Seambiotic USA and NASA Glenn Research Center Signed Agreement for Large Scale Microalgae Process Optimization
July 2, 2009 (Ashkelon, Israel) - Seambiotic, a global leader in the development and production of marine microalgae for the nutraceutical and biofuel industries, has announced that its U.S. subsidiary, Seambiotic USA, has entered into an agreement with NASA Glenn Research Center to develop an on-going collaborative R&D program for optimization of open-pond microalgae growth processes.
"Under a Space Act Agreement, NASA is partnering with Seambiotic USA to model growth processes for microalgae for use as aviation biofuel feedstock," said Prof. Ami Ben-Amotz, Chief Scientific Adviser to Seambiotic. "The goal of the Agreement is to make use of NASA's expertise in large scale computational modeling and combine it with Seambiotic's biological process modeling to make advances in biomass process cost reduction."
Under the Agreement, NASA Glenn and Seambiotic USA will work together to improve production processes and to study and qualify algae oil from alternative species and production processes as candidate aviation fuel at NASA's test facilities.
About NASA Glenn Research Center
The NASA John H. Glenn Research Center NASA Glenn Research Center (http://www.nasa.gov/glennl) is one of NASA's 10 field centers, empowered with the resources for developing cutting-edge technologies and advancing scientific research that address NASA's mission to pioneer the future in space exploration, scientific discovery and aeronautics research.

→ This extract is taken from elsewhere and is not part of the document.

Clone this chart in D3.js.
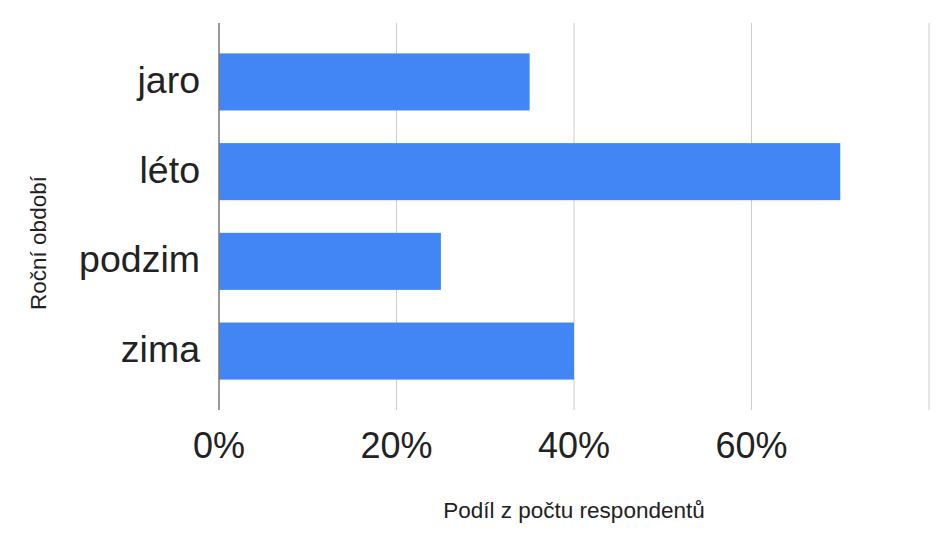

Working in partnership with government, industry and academia, the center serves to maintain the U.S. economy's global leadership while benefiting the lives of people around the world.
About Seambiotic USA
Seambiotic USA is a fully owned subsidiary of Seambiotic Ltd., located in Ashkelon, Israel.

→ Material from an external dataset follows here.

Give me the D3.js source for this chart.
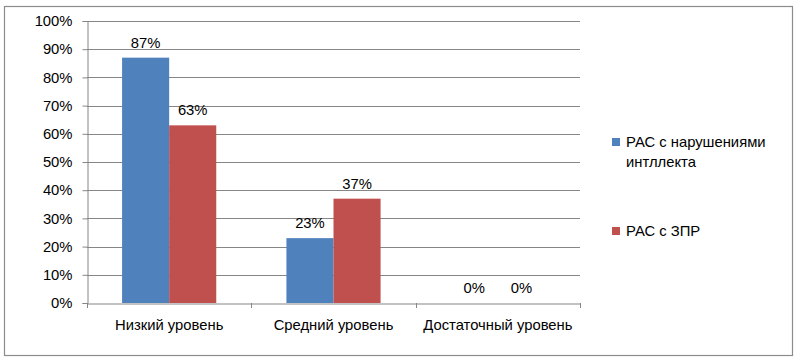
<!DOCTYPE html>
<html><head><meta charset="utf-8">
<script src="https://cdn.jsdelivr.net/npm/d3@7"></script>
<style>html,body{margin:0;padding:0;background:#fff;}svg{display:block;font-family:"Liberation Sans",Arial,sans-serif;}</style>
</head><body>
<svg id="chart" width="800" height="361"></svg>
<script>
const categories = ["Низкий уровень", "Средний уровень", "Достаточный уровень"];
const seriesNames = ["РАС с нарушениями интллекта", "РАС с ЗПР"];
const seriesA = [87, 23, 0];
const seriesB = [63, 37, 0];
const colors = ["#4F81BD", "#C0504D"];
const yTicks = [0,10,20,30,40,50,60,70,80,90,100];

(function(){
const FS = 14.8;
const svg = d3.select("#chart");
svg.append("rect").attr("x",4.5).attr("y",6.5).attr("width",788).attr("height",349)
  .attr("fill","#fff").attr("stroke","#8c8c8c").attr("stroke-width",1.2);

const pL=87, pR=580, pT=21, pB=303;
const x = d3.scaleBand().domain(categories).range([pL,pR]).paddingInner(0).paddingOuter(0);
const y = d3.scaleLinear().domain([0,100]).range([pB,pT]);
const inner = d3.scaleBand().domain([0,1]).range([0, x.bandwidth()]).paddingInner(0).paddingOuter(0.745);

// gridlines
svg.append("g").selectAll("line").data(yTicks.filter(d=>d>0)).join("line")
  .attr("x1",pL).attr("x2",pR).attr("y1",d=>Math.round(y(d))+0.5).attr("y2",d=>Math.round(y(d))+0.5)
  .attr("stroke","#868686").attr("stroke-width",1);

// y axis
const yAxis = d3.axisLeft(y).tickValues(yTicks).tickFormat(d=>d+"%").tickSize(5).tickPadding(10);
const gy = svg.append("g").attr("transform",`translate(${pL+0.5},0)`).call(yAxis);
gy.select(".domain").attr("stroke","#868686");
gy.selectAll(".tick line").attr("stroke","#868686");
gy.selectAll(".tick text").attr("font-size",FS).attr("fill","#000").attr("font-family","Liberation Sans, Arial, sans-serif");

// bars
const data = categories.map((c,i)=>({c, vals:[seriesA[i], seriesB[i]]}));
const groups = svg.append("g").selectAll("g").data(data).join("g")
  .attr("transform",d=>`translate(${x(d.c)},0)`);
groups.selectAll("rect").data(d=>d.vals.map((v,k)=>({v,k}))).join("rect")
  .attr("x",d=>inner(d.k)).attr("width",inner.bandwidth())
  .attr("y",d=>y(d.v)).attr("height",d=>pB-y(d.v))
  .attr("fill",d=>colors[d.k]);
groups.selectAll("text").data(d=>d.vals.map((v,k)=>({v,k}))).join("text")
  .attr("x",d=>inner(d.k)+inner.bandwidth()/2).attr("y",d=>y(d.v)-10)
  .attr("text-anchor","middle").attr("font-size",FS).attr("fill","#000")
  .text(d=>d.v+"%");

// x axis
const xAxis = d3.axisBottom(x).tickSize(0).tickPadding(16);
const gx = svg.append("g").attr("transform",`translate(0,${pB+0.5})`).call(xAxis);
gx.select(".domain").attr("stroke","#868686");
gx.selectAll(".tick text").attr("font-size",FS).attr("fill","#000").attr("font-family","Liberation Sans, Arial, sans-serif");
// category separators
const seps = [pL, ...categories.map(c=>x(c)+x.bandwidth())];
svg.append("g").selectAll("line").data(seps).join("line")
  .attr("x1",d=>Math.round(d)+0.5).attr("x2",d=>Math.round(d)+0.5)
  .attr("y1",pB).attr("y2",pB+5).attr("stroke","#868686");

// legend
const legend = svg.append("g");
const legY = [142, 231];
seriesNames.forEach((name,i)=>{
  legend.append("rect").attr("x",612).attr("y",legY[i]-4).attr("width",8).attr("height",8).attr("fill",colors[i]);
});
const t1 = legend.append("text").attr("x",626).attr("y",legY[0]+5).attr("font-size",FS).attr("fill","#000");
t1.append("tspan").attr("x",626).text("РАС с нарушениями");
t1.append("tspan").attr("x",626).attr("dy",20).text("интллекта");
legend.append("text").attr("x",626).attr("y",legY[1]+5).attr("font-size",FS).attr("fill","#000").text(seriesNames[1]);
})();
</script>
</body></html>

Seambiotic (http://www.seambiotic.com/) was founded in 2003 to grow and process marine microalgae for the nutraceutical and biofuel industries. Seambiotic's research efforts include a pilot study at an Israeli Electric Corporation power station near the city Ashkelon, Israel, where various species of marine microalgae have been successfully cultivated using the power station's CO2 emissions released directly from their smokestacks; the microalgae are in turn used as feedstock for biofuel. Seambiotic technology reduces the cost of microalgae production significantly while lowering global warming by reducing industrial CO2 emissions. The company is currently in transition from the pilot plant stage to large scale industrial algae cultivation and production.